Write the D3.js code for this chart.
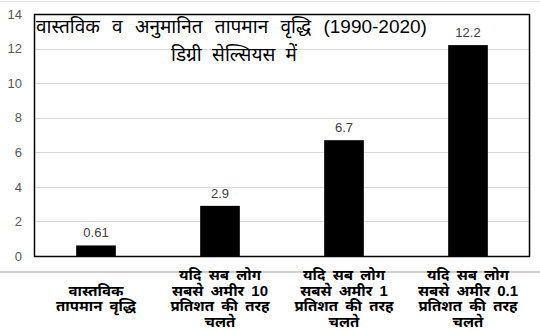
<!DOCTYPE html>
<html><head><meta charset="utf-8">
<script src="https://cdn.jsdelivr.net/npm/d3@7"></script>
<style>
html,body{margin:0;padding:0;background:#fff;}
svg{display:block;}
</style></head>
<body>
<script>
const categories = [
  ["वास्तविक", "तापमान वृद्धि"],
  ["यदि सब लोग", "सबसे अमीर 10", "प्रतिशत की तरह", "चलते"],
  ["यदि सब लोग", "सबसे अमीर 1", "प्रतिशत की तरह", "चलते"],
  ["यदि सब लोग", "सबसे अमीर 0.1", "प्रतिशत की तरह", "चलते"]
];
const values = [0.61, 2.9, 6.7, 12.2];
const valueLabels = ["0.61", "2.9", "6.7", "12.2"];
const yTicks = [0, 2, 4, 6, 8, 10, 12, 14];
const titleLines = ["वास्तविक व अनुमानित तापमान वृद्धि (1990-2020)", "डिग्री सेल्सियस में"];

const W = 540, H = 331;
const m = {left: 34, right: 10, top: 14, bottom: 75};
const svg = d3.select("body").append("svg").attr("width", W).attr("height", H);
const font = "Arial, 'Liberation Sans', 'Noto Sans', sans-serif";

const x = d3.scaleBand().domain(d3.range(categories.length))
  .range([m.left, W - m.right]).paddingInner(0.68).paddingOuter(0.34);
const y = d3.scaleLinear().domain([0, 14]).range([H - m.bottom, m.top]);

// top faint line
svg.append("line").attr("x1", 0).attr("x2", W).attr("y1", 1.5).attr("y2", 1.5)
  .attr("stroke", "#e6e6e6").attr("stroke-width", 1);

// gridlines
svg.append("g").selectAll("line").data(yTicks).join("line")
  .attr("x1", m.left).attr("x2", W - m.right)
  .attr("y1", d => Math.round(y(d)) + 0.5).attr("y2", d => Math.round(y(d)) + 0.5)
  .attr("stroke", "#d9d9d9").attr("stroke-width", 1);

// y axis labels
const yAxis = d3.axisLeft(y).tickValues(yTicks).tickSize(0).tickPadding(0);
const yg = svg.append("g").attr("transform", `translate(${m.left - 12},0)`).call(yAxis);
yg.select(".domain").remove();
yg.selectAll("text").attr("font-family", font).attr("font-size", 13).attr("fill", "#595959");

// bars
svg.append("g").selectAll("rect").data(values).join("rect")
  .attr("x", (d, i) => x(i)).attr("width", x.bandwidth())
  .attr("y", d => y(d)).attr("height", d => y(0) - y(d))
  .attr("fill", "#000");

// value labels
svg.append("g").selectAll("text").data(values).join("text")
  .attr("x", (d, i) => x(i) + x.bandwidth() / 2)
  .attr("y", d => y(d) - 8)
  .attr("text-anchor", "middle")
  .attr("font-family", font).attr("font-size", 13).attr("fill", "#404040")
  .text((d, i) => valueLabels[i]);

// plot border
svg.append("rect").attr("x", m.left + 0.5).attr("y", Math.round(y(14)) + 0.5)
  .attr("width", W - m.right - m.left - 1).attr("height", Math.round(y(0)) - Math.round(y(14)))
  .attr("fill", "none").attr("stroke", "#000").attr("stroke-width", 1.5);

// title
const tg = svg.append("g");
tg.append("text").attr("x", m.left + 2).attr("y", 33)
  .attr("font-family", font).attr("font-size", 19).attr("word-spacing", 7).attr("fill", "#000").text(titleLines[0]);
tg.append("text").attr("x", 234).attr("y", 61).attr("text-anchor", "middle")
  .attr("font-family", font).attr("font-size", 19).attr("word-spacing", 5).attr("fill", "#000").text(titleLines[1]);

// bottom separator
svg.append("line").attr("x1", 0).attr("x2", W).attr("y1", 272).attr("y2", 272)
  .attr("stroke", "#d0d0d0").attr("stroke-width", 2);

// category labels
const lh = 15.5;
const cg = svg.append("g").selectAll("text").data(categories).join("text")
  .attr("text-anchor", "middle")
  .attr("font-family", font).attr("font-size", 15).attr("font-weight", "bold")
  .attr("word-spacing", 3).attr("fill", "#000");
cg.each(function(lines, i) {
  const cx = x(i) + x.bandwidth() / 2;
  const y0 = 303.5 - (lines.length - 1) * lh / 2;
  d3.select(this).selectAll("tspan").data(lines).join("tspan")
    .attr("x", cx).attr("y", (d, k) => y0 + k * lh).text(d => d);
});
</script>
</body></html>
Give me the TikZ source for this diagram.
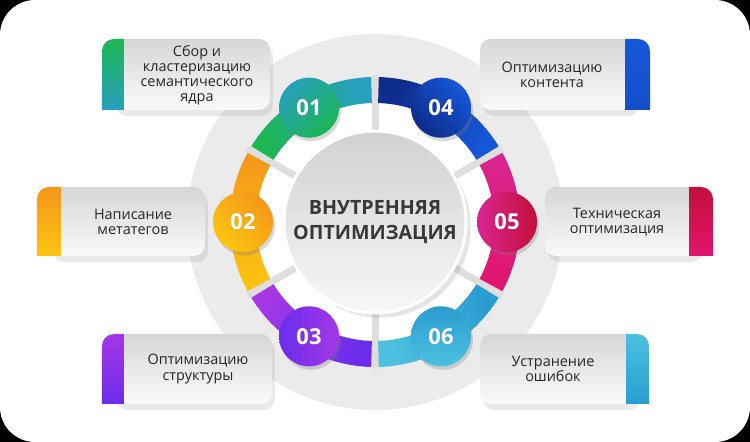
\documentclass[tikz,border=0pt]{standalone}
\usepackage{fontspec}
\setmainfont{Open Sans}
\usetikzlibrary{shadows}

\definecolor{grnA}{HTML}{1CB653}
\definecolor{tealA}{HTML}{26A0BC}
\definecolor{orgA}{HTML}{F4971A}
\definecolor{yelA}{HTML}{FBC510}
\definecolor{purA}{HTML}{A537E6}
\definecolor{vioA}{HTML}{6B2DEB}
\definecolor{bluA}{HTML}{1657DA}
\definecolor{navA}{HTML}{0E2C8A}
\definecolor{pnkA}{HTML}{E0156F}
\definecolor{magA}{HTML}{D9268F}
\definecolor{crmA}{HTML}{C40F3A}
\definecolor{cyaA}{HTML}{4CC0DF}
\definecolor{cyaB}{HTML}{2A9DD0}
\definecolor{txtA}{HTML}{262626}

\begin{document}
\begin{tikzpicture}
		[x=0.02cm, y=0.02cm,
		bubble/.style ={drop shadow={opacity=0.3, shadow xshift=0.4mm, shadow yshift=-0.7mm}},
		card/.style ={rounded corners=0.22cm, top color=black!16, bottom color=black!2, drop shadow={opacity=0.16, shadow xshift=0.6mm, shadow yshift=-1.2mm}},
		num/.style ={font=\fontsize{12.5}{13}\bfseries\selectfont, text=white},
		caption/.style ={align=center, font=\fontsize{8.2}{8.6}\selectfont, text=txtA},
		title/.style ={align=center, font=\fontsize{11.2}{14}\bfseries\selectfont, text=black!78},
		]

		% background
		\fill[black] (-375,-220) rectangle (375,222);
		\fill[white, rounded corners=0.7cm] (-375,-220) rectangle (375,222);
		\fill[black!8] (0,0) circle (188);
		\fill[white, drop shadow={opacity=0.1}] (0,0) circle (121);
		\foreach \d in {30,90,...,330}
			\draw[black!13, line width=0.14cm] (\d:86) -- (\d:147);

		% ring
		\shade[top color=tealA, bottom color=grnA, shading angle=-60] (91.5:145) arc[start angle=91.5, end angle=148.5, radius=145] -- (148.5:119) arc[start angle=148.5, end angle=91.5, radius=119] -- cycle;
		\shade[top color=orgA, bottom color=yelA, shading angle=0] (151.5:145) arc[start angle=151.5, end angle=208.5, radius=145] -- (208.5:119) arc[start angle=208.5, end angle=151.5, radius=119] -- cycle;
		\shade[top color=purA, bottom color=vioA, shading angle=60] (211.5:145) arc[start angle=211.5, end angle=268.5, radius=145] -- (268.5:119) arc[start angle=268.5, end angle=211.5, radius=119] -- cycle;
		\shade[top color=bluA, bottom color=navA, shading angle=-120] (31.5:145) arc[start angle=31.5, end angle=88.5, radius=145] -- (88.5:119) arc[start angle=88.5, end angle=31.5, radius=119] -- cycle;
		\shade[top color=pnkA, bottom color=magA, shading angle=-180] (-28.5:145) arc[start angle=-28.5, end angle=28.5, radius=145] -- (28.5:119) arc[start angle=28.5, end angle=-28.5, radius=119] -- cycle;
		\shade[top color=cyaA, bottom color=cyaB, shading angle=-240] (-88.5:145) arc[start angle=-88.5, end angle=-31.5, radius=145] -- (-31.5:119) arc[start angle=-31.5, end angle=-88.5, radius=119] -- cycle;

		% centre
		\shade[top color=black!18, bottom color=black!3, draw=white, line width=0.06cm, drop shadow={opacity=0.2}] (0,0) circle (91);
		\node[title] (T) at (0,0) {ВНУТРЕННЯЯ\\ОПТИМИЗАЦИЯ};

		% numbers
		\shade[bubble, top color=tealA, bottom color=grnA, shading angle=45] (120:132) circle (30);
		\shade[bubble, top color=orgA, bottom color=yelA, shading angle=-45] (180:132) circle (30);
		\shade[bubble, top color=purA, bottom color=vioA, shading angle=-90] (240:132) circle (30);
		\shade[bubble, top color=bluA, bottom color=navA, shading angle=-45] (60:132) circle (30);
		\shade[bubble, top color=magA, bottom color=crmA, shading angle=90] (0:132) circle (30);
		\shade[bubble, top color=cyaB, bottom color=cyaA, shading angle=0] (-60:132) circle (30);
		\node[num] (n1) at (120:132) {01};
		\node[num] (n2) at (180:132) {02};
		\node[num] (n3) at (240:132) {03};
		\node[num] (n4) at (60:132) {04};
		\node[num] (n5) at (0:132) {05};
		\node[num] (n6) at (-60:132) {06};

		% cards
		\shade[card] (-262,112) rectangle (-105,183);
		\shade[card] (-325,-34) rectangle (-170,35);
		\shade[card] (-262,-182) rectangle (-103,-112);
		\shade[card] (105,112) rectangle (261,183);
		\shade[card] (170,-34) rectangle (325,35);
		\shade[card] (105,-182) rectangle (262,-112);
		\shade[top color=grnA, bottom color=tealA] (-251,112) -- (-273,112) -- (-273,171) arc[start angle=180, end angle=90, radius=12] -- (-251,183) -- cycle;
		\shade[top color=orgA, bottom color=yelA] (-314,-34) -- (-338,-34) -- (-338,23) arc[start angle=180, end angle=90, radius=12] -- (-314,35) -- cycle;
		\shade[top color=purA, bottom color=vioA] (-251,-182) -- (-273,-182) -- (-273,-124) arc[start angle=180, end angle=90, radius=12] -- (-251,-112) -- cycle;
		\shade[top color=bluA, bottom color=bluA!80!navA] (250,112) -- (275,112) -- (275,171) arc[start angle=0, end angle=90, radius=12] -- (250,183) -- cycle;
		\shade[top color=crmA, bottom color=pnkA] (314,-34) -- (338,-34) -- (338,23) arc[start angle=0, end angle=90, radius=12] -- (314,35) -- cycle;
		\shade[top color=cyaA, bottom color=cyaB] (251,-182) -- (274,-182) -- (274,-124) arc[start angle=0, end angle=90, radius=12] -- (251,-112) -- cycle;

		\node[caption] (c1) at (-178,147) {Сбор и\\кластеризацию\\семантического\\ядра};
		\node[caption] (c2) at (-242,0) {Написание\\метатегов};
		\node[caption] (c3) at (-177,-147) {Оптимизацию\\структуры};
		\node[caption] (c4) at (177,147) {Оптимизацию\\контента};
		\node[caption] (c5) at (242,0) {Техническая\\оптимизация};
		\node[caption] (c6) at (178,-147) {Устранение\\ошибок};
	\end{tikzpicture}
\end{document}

= = = =

**TASK TO COMPLETE:** From the listing, copy every line where the string "this" appears.

**FINISHED ANSWER:**
Write the D3.js code for this chart.
  d3.select(this).selectAll("tspan").data(lines).join("tspan")
Give me the TikZ source for this diagram.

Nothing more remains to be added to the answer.